I began this blog as a way to redefine, or perhaps rediscover, the beauty of ME after losing all my hair to alopecia universalis over 5 years ago. Join me in the movement to see ourselves and our world through a lens not offered by our culture.

Friday, January 27, 2012

Headlines

I have a Yahoo! email account. Every time I go to the home page I see these photos with taglines meant to get me clicking and reading, clicking and reading. They fall into two major categories--the first type is a blurred still shot from a video (which makes you want to actually watch the video) with a line that gives you just enough info to be intrigued. "See why this woman is waving her arms at the top of a building". OOh...I've gotta see what that's about.

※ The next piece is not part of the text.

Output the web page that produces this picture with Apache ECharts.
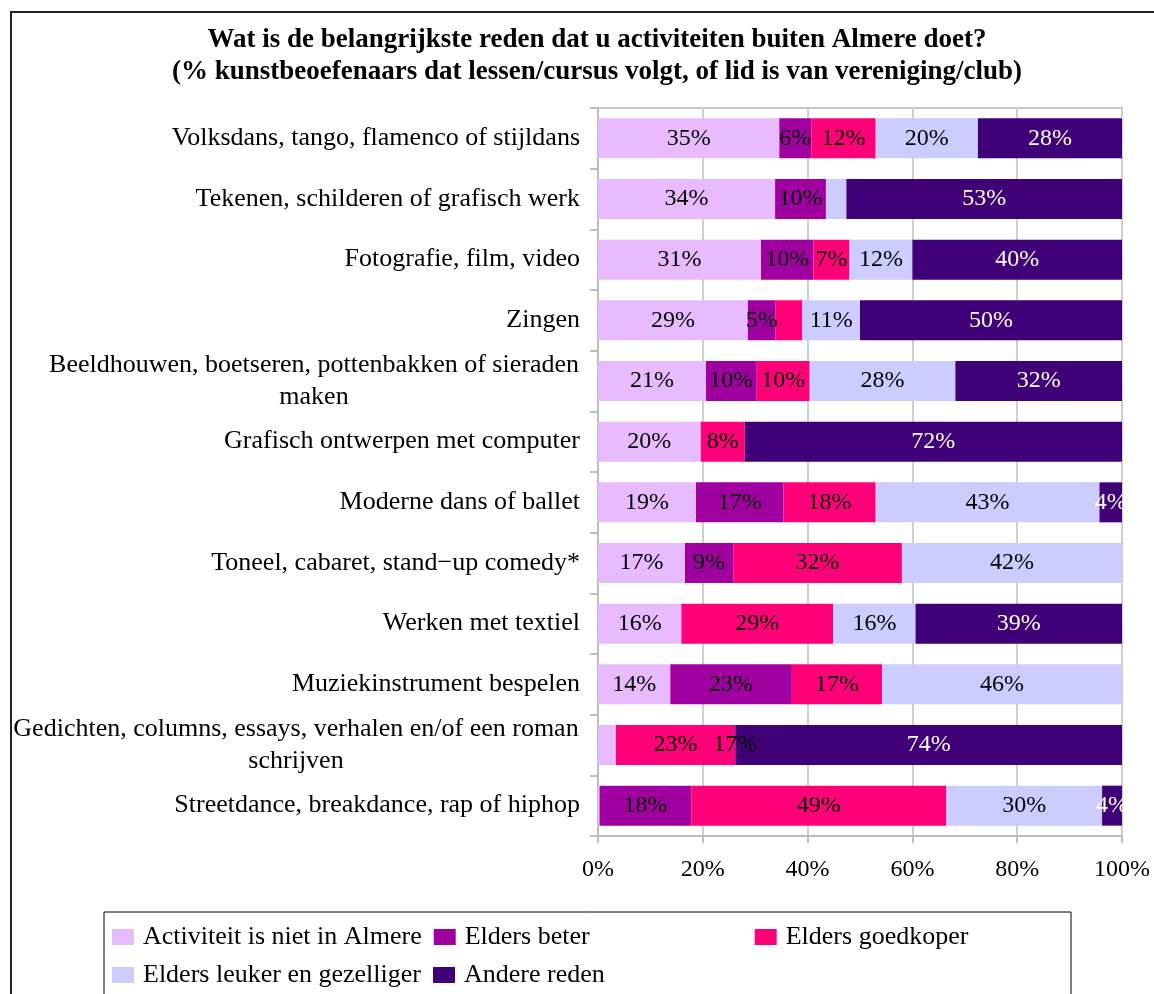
<!DOCTYPE html>
<html>
<head>
<meta charset="utf-8">
<script src="https://cdn.jsdelivr.net/npm/echarts@6/dist/echarts.min.js"></script>
<style>
  html, body { margin: 0; padding: 0; background: #fff; }
  #chart { width: 1154px; height: 994px; }
</style>
</head>
<body>
<div id="chart"></div>
<script>
// ---------- DATA ----------
const titleLines = [
  'Wat is de belangrijkste reden dat u activiteiten buiten Almere doet?',
  '(% kunstbeoefenaars dat lessen/cursus volgt, of lid is van vereniging/club)'
];
const categories = [
  'Volksdans, tango, flamenco of stijldans',
  'Tekenen, schilderen of grafisch werk',
  'Fotografie, film, video',
  'Zingen',
  'Beeldhouwen, boetseren, pottenbakken of sieraden\nmaken',
  'Grafisch ontwerpen met computer',
  'Moderne dans of ballet',
  'Toneel, cabaret, stand\u2212up comedy*',
  'Werken met textiel',
  'Muziekinstrument bespelen',
  'Gedichten, columns, essays, verhalen en/of een roman\nschrijven',
  'Streetdance, breakdance, rap of hiphop'
];
const seriesNames = [
  'Activiteit is niet in Almere',
  'Elders beter',
  'Elders goedkoper',
  'Elders leuker en gezelliger',
  'Andere reden'
];
const activiteit = [34.6, 33.8, 31.1, 28.6, 20.6, 19.6, 18.7, 16.6, 15.9, 13.8, 3.4, 0.3];
const beter      = [6.1, 9.7, 10.0, 5.3, 9.7, 0, 16.7, 9.2, 0, 23.2, 0, 17.5];
const goedkoper  = [12.3, 0, 6.9, 5.1, 10.1, 8.4, 17.6, 32.2, 29.0, 17.2, 22.8, 48.7];
const leuker     = [19.5, 3.9, 12.0, 11.0, 27.8, 0, 42.7, 42.0, 15.7, 45.8, 0, 29.7];
const andere     = [27.5, 52.6, 40.0, 50.0, 31.8, 72.0, 4.3, 0, 39.4, 0, 73.8, 3.8];

// data-label texts as printed in the source chart ('' = no label)
const labActiviteit = ['35%','34%','31%','29%','21%','20%','19%','17%','16%','14%','',''];
const labBeter      = ['6%','10%','10%','5%','10%','','17%','9%','','23%','','18%'];
const labGoedkoper  = ['12%','','7%','','10%','8%','18%','32%','29%','17%','23%','49%'];
const labLeuker     = ['20%','','12%','11%','28%','','43%','42%','16%','46%','17%','30%'];
const labAndere     = ['28%','53%','40%','50%','32%','72%','4%','','39%','','74%','4%'];

const xTickValues = [0, 20, 40, 60, 80, 100];

// ---------- STYLE ----------
const FONT = "'Liberation Serif', 'Times New Roman', serif";
const FS = 24;      // bar labels, x-axis labels
const FS_CAT = 26;  // category labels, legend
const colors = ['#E8BBFF', '#A000A0', '#FF0078', '#CCCCFF', '#400078'];
const labelColors = ['#000', '#000', '#000', '#000', '#fff'];
const valueSets = [activiteit, beter, goedkoper, leuker, andere];
const labelSets = [labActiviteit, labBeter, labGoedkoper, labLeuker, labAndere];

// measure multi-line category labels so their lines can be centred
const cv = document.createElement('canvas').getContext('2d');
cv.font = FS_CAT + 'px ' + FONT;
const rich = {};
categories.forEach((c, i) => {
  const lines = c.split('\n');
  if (lines.length > 1) {
    const w = Math.max(...lines.map(l => cv.measureText(l).width));
    rich['w' + i] = { width: Math.ceil(w) + 2, align: 'center', fontSize: FS_CAT, fontFamily: FONT, color: '#000', lineHeight: 32 };
  }
});

const chart = echarts.init(document.getElementById('chart'), null, { renderer: 'canvas' });

const series = seriesNames.map((name, s) => ({
  name: name,
  type: 'bar',
  stack: 'total',
  barWidth: 40,
  data: valueSets[s],
  itemStyle: { color: colors[s] },
  label: {
    show: true,
    position: 'inside',
    fontFamily: FONT,
    fontSize: FS,
    color: labelColors[s],
    formatter: p => labelSets[s][p.dataIndex]
  },
  emphasis: { disabled: true }
}));

const option = {
  animation: false,
  textStyle: { fontFamily: FONT },
  grid: {
    left: 598, right: 32, top: 108, bottom: 158,
    show: true, borderColor: '#c8c8c8', borderWidth: 2
  },
  xAxis: {
    type: 'value',
    min: 0, max: 100, interval: 20,
    axisLine: { show: true, lineStyle: { color: '#bdbdbd', width: 2 } },
    axisTick: { show: true, length: 7, lineStyle: { color: '#bdbdbd', width: 2 } },
    splitLine: { show: true, lineStyle: { color: '#cfcfcf', width: 2 } },
    axisLabel: {
      margin: 22, fontSize: FS, fontFamily: FONT, color: '#000',
      formatter: v => (xTickValues.includes(v) ? v + '%' : '')
    }
  },
  yAxis: {
    type: 'category',
    data: categories,
    inverse: true,
    axisLine: { show: true, lineStyle: { color: '#bdbdbd', width: 2 } },
    axisTick: { show: true, length: 8, lineStyle: { color: '#bdbdbd', width: 2 } },
    axisLabel: {
      margin: 18, fontSize: FS_CAT, fontFamily: FONT, color: '#000', lineHeight: 32,
      formatter: (v, i) => {
        const lines = v.split('\n');
        if (lines.length === 1) return v;
        return lines.map(l => '{w' + i + '|' + l + '}').join('\n');
      },
      rich: rich
    }
  },
  legend: {
    data: seriesNames,
    left: 112, top: 924, width: 963,
    padding: 0,
    orient: 'horizontal',
    icon: 'rect',
    itemWidth: 22, itemHeight: 16, itemGap: 12,
    selectedMode: false,
    textStyle: {
      fontFamily: FONT, fontSize: FS_CAT, color: '#000',
      width: 278, lineHeight: 24, padding: [0, 0, 0, 4]
    }
  },
  graphic: [
    { type: 'rect', z: 0, silent: true,
      shape: { x: 11, y: 12, width: 1200, height: 1100 },
      style: { fill: 'none', stroke: '#222', lineWidth: 2 } },
    { type: 'rect', z: 0, silent: true,
      shape: { x: 104, y: 912, width: 967, height: 200 },
      style: { fill: 'none', stroke: '#000', lineWidth: 1 } },
    { type: 'rect', z: 100, silent: true,
      shape: { x: 1124, y: 100, width: 40, height: 740 },
      style: { fill: '#fff' } },
    { type: 'text', z: 100, silent: true,
      style: { text: titleLines.join('\n'), x: 597, y: 24, textAlign: 'center',
               font: 'bold 27px ' + FONT, lineHeight: 32, fill: '#000' } }
  ],
  series: series
};
chart.setOption(option);
</script>
</body>
</html>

The second type of photo, the one I want to talk about, is typically a head shot of a gorgeous female celebrity with a tagline like this: "So-and-so stuns fans with a bold new hair color" or "See the look that has everyone talking". Wow, that must be some photo. I better go look.

Today the teasers were about Salma Hayek's cleavage and Reese Witherspoon's new hairstyle. (Interestingly, I took a peek at the photo of Salma, not Reese.)

So at the start of my day I have these images in my head, along with the message that these "looks" are to be desired. I know, this is nothing new. But it just hit me today that I have really been brainwashed. I have been told that I look beautiful by lots of friends, family members, and the occasional creepy guy at the grocery store. But those comments don't really help me see myself as desirable. Why? Because on a global scale, I start every day with the reminder that to be categorically beautiful to "everyone" you need to look a certain way. It's the Barbie way, still after all these years. Skinny waist, big chest, long hair and make up.

Wow--when you see it written out like that, doesn't it just sound boring?

So what should I do--change my email provider so I don't see Yahoo's home screen everyday? I must say, having an iPhone has helped with that. But the messages are, of course, everywhere. How do I stop letting them penetrate so deep? How do I give myself a new "brainwashing"?

There are verses in the Bible about how God sees us and created us to be beautiful and unique and treasured. But I have to admit, those verses don't carry the weight that a single billboard does.

So...I am asking you, readers, to help me think of an aggressive, combative strategy to fight in this war on my inner sense of beauty. Design an ad or billboard; write a message I can put on my fridge; start a Facebook movement. Let's try to change the headlines.

1 comment:

  1. You know what scares me? A small Cafe with no menus, just a sign 15 feet in the air listing plenty of things I'd be willing to eat but I can't tell because I can't read anything that far away. I'm next in line, I know what I want, but I don't know what they have. There is no helping it; I am going to sound like an idiot. I'm about to ask questions about things that are evident to everyone waiting inline behind me. "Yes I'll take a medium whatever-that-is, but no pickles, onions, tomatoes, and nothing spicy!" It's not the taste of fast food that I love, it's the numbered, memorize-able menus that let me order like everyone else. THIS is why I am fat.